Nevertheless, he did not let his disability slow him down. Before he was 35, he was already in control of much of the land that formed the heritage of Chagatai. Despite there being limited evidence to prove that he could read or write, he nevertheless was an intelligent man, who spoke two or three languages, and had history books read to him while he ate his meals. He also loved to play chess, and developed a form of the game where twice the number of pieces are used on a board with 110 squares: this is known today as Tamerlane Chess.
When he became Mongol leader, he divided his armies into groups of 10,000, called tumen. Timur’s armies were regarded as highly ferocious, but also multi-ethnic. They consisted of Christians, Muslims, Persians, Georgians, Indians, Tajiks, Turks and Arabs all fighting alongside one another.
The expansion of the Empire was Timur’s primary aim. For approximately 35 years of his reign, he focussed solely on expansion, leading armies across the Mongolian Steppe, and westwards into the Middle East and Europe. Perhaps his most famous form of expansion was his Persian conquest. Over the course of the 1380s, Timur successfully laid siege to numerous Persian towns and cities, decimating the once-mighty Persian Empire bit by bit.
Timur was also hugely obsessed with keeping control of the Silk Road, the trading route between Europe and China. This was the main cause of the many wars and battles during his reign; as soon as one Empire or territory claimed the Silk Road as theirs, Timur would go to war with them.
In 1395, an embassy sent from the Chinese Hongwu Emperor reached Timur’s capital at Samarkand and was promptly imprisoned. The Hongwu Emperor, the first Emperor of the Ming Dynasty had been sending out embassies ordering the Mongols to recognize the Chinese as their overlords. On the contrary, Timur had no intentions of bowing to anybody, least of all the Chinese.

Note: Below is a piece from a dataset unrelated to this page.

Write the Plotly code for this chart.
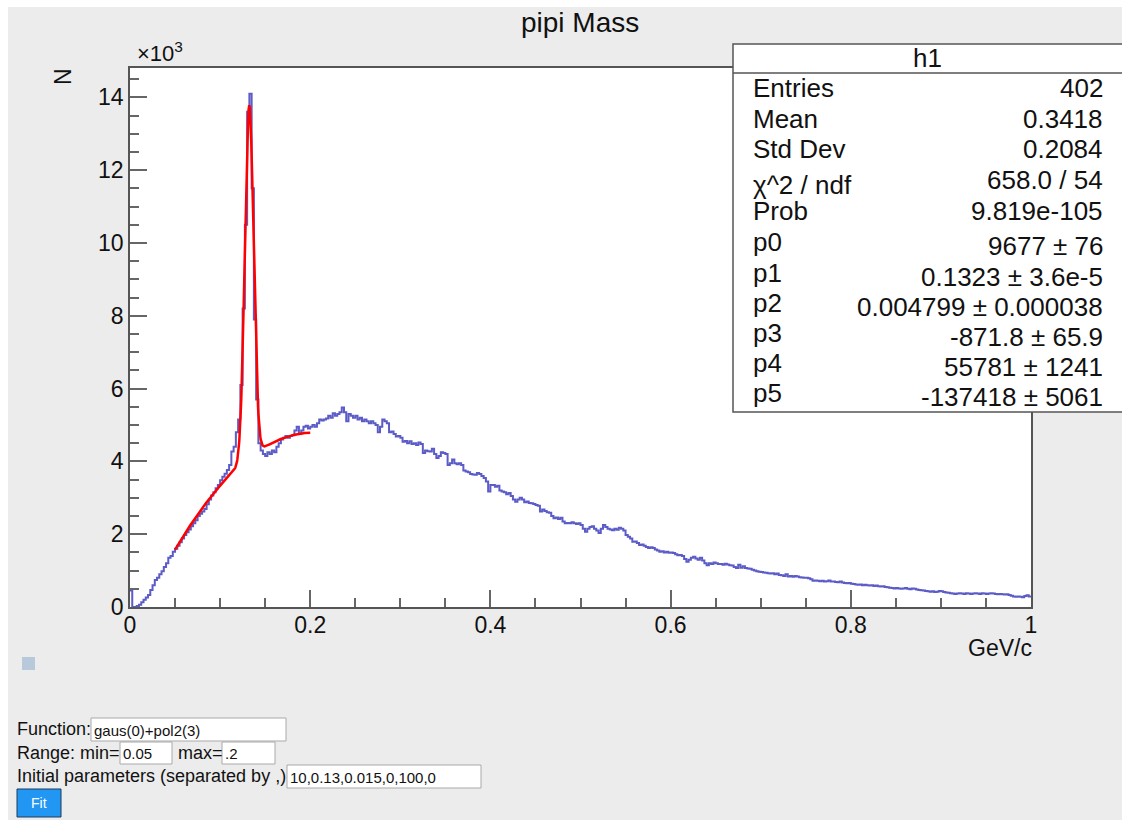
import numpy as np
import plotly.graph_objects as go

# ---------------- data ----------------
bin_lo, bin_hi = 0.0, 1.0
counts = [
    450, 0, 0, 30, 60, 130, 200, 260, 330, 470, 600, 740, 800, 900, 980, 1100, 1200, 1350, 1400, 1520,
    1600, 1680, 1780, 1880, 1980, 2050, 2130, 2220, 2300, 2380, 2500, 2560, 2620, 2690, 2820, 2950, 3060, 3150, 3260, 3350,
    3480, 3580, 3660, 3760, 3900, 4270, 4400, 4800, 5150, 6100, 8200, 10500, 13600, 14100, 11500, 7900, 5700, 4500, 4300, 4200,
    4150, 4250, 4200, 4300, 4250, 4400, 4500, 4600, 4650, 4700, 4650, 4700, 4720, 4850, 4950, 4750, 4850, 4950, 4980, 4900,
    4950, 5000, 4950, 5050, 5150, 5120, 5150, 5180, 5250, 5200, 5320, 5250, 5300, 5350, 5480, 5350, 5100, 5300, 5250, 5200,
    5250, 5150, 5200, 5100, 5150, 5100, 5050, 5100, 5050, 5000, 4800, 4950, 5150, 5100, 5050, 4800, 4820, 4750, 4680, 4700,
    4650, 4540, 4560, 4500, 4550, 4480, 4500, 4450, 4520, 4480, 4230, 4300, 4280, 4270, 4350, 4200, 4090, 4150, 4250, 4230,
    4200, 3900, 3950, 4050, 3950, 3920, 3950, 3900, 3750, 3720, 3700, 3650, 3640, 3630, 3680, 3650, 3600, 3540, 3450, 3170,
    3350, 3350, 3300, 3330, 3200, 3170, 3150, 3100, 3130, 3050, 2950, 2890, 2950, 3000, 2950, 2880, 2900, 2860, 2850, 2830,
    2800, 2780, 2620, 2680, 2640, 2600, 2590, 2500, 2440, 2460, 2420, 2450, 2350, 2300, 2310, 2300, 2330, 2300, 2280, 2300,
    2250, 2150, 2070, 2150, 2200, 2220, 2150, 2100, 2030, 2150, 2250, 2200, 2150, 2130, 2110, 2150, 2120, 2180, 2150, 2100,
    1980, 1930, 1880, 1790, 1800, 1760, 1700, 1720, 1680, 1650, 1620, 1640, 1620, 1580, 1550, 1520, 1530, 1500, 1520, 1490,
    1500, 1480, 1450, 1420, 1430, 1400, 1320, 1240, 1300, 1350, 1380, 1330, 1300, 1350, 1280, 1200, 1150, 1200, 1180, 1220,
    1200, 1180, 1180, 1160, 1190, 1170, 1150, 1140, 1100, 1070, 1160, 1080, 1120, 1070, 1060, 1050, 1020, 1000, 980, 970,
    960, 950, 940, 930, 920, 930, 900, 920, 880, 870, 850, 900, 840, 850, 830, 850, 840, 820, 810, 800,
    800, 790, 760, 720, 730, 720, 710, 720, 700, 710, 730, 700, 700, 690, 680, 700, 670, 660, 650, 660,
    640, 630, 620, 610, 620, 600, 610, 600, 590, 600, 580, 590, 570, 560, 570, 550, 540, 530, 520, 510,
    520, 510, 500, 510, 520, 500, 490, 510, 500, 480, 470, 460, 450, 440, 430, 420, 430, 410, 420, 440,
    430, 410, 400, 390, 380, 370, 360, 370, 380, 370, 360, 380, 370, 360, 370, 380, 370, 360, 375, 370,
    360, 370, 380, 370, 360, 350, 360, 350, 340, 350, 330, 310, 290, 280, 290, 280, 270, 300, 320, 290,
]

# fit: gaus(0)+pol2(3), range
fit_params = [9677, 0.1323, 0.004799, -871.8, 55781, -137418]
fit_range = [0.05, 0.2]

x_ticks = [0, 0.2, 0.4, 0.6, 0.8, 1.0]
x_ticktext = ["0", "0.2", "0.4", "0.6", "0.8", "1"]
y_ticks = [0, 2000, 4000, 6000, 8000, 10000, 12000, 14000]
y_ticktext = ["0", "2", "4", "6", "8", "10", "12", "14"]

stat_labels = ["Entries", "Mean", "Std Dev", "\u03c7^2 / ndf", "Prob", "p0", "p1", "p2", "p3", "p4", "p5"]
stat_values = ["402", "0.3418", "0.2084", "658.0 / 54", "9.819e-105", "9677 \u00b1 76",
               "0.1323 \u00b1 3.6e-5", "0.004799 \u00b1 0.000038", "-871.8 \u00b1 65.9",
               "55781 \u00b1 1241", "-137418 \u00b1 5061"]

# ---------------- geometry ----------------
W, H = 1122, 820
L, R, T, B = 130, 1031, 68, 607
PW, PH = R - L, B - T
FONT = "Liberation Sans, Arial, sans-serif"


def px(xp):
    return (xp - L) / PW


def py(yp):
    return (B - yp) / PH


counts = np.array(counts, dtype=float)
nb = len(counts)
edges = np.linspace(bin_lo, bin_hi, nb + 1)
ystep = np.append(counts, counts[-1])

xf = np.linspace(fit_range[0], fit_range[1], 400)
p = fit_params
yf = p[0] * np.exp(-0.5 * ((xf - p[1]) / p[2]) ** 2) + p[3] + p[4] * xf + p[5] * xf ** 2

fig = go.Figure()
fig.add_trace(go.Scatter(x=edges, y=ystep, mode="lines", line=dict(shape="hv", color="rgb(92,92,200)", width=2),
                         hoverinfo="skip", showlegend=False))
fig.add_trace(go.Scatter(x=xf, y=yf, mode="lines", line=dict(color="#ff0000", width=2.5),
                         hoverinfo="skip", showlegend=False))

axis_common = dict(showgrid=False, zeroline=False, showline=True, mirror=True, linecolor="#555",
                   linewidth=1.5, ticks="inside", ticklen=17, tickwidth=1.5, tickcolor="#666",
                   tickfont=dict(family=FONT, size=23, color="#111"))

ymax = 14805
fig.update_xaxes(range=[bin_lo, bin_hi], tickvals=x_ticks, ticktext=x_ticktext,
                 minor=dict(dtick=0.05, tick0=0, ticklen=9, tickwidth=1.5, tickcolor="#666", ticks="inside"),
                 ticklabelstandoff=-3, **axis_common)
fig.update_yaxes(range=[0, ymax], tickvals=y_ticks, ticktext=y_ticktext,
                 minor=dict(dtick=500, tick0=0, ticklen=9, tickwidth=1.5, tickcolor="#666", ticks="inside"),
                 ticklabelstandoff=0, **axis_common)

shapes = []
ann = []


def rect(x0, y0, x1, y1, fill, line="rgba(0,0,0,0)", lw=0):
    shapes.append(dict(type="rect", xref="paper", yref="paper", x0=px(x0), x1=px(x1), y0=py(y1), y1=py(y0),
                       fillcolor=fill, line=dict(color=line, width=lw), layer="above"))


def text(s, x, y, size, xanchor="left", color="#111", yanchor="middle", angle=0):
    ann.append(dict(text=s, x=px(x), y=py(y), xref="paper", yref="paper", xanchor=xanchor, yanchor=yanchor,
                    showarrow=False, textangle=angle, borderpad=0,
                    font=dict(family=FONT, size=size, color=color)))


# page white margins
rect(0, 0, W, 7, "white")
rect(0, 0, 8, H, "white")

# title and axis titles
text("pipi Mass", 580, 22, 28, xanchor="center")
text("\u00d710<sup>3</sup>", 136, 52, 22)
text("N", 63, 77, 23, xanchor="center", angle=-90)
text("GeV/c", 1033, 648, 23, xanchor="right")

# stats box
rect(733, 44, 1123, 412, "white", "#555", 1.5)
shapes.append(dict(type="line", xref="paper", yref="paper", x0=px(733), x1=px(1123), y0=py(73), y1=py(73),
                   line=dict(color="#555", width=1.5), layer="above"))
text("h1", 927, 58, 26, xanchor="center")
label_y = [88, 119, 149, 185, 211, 242, 273, 303, 333, 363, 393]
value_y = [88, 119, 149, 180, 211, 246, 277, 307, 337, 367, 397]
for lab, ly in zip(stat_labels, label_y):
    text(lab, 752, ly, 26)
for val, vy in zip(stat_values, value_y):
    text(val, 1104, vy, 26, xanchor="right")

# bottom widgets
rect(22, 657, 35, 670, "#b8c9db")
text("Function:", 16, 729, 18)
rect(91, 718, 286, 741, "white", "#a9a9a9", 1)
text("gaus(0)+pol2(3)", 93, 730, 15)
text("Range: min=", 16, 753, 18)
rect(120, 742, 172, 764, "white", "#a9a9a9", 1)
text("0.05", 122, 753, 15)
text("max=", 177, 753, 18)
rect(222, 742, 275, 764, "white", "#a9a9a9", 1)
text(".2", 224, 753, 15)
text("Initial parameters (separated by ,)", 16, 776, 18)
rect(287, 765, 481, 788, "white", "#a9a9a9", 1)
text("10,0.13,0.015,0,100,0", 289, 777, 15)
rect(17, 789, 61, 817, "#2196f3", "#1d3c5c", 1)
text("Fit", 39, 803, 14, xanchor="center", color="white")

fig.update_layout(width=W, height=H, margin=dict(l=L, r=W - R, t=T, b=H - B, pad=0),
                  paper_bgcolor="#ececec", plot_bgcolor="white", shapes=shapes, annotations=ann,
                  showlegend=False)
fig.write_html("out.html")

In 1402, the Yongle Emperor took over as Ming Emperor and sent another ambassador who was imprisoned. Three years later, the Yongle Emperor sent a Chinese naval force to the west, should China become isolated in that area. In early January 1405, Timur began the journey to China to attack the Ming Dynasty, but due to his ailing health and age, he died on the way there. His body was returned to Samarkand where he was buried.
Timur’s legacy indeed makes him one of the greatest Mongol rulers — not only was he a legendary Mongol ruler, but he also founded the Timurid Empire in Persia, which would last from 1370 until 1507, when it was incorporated into the Mughal Empire.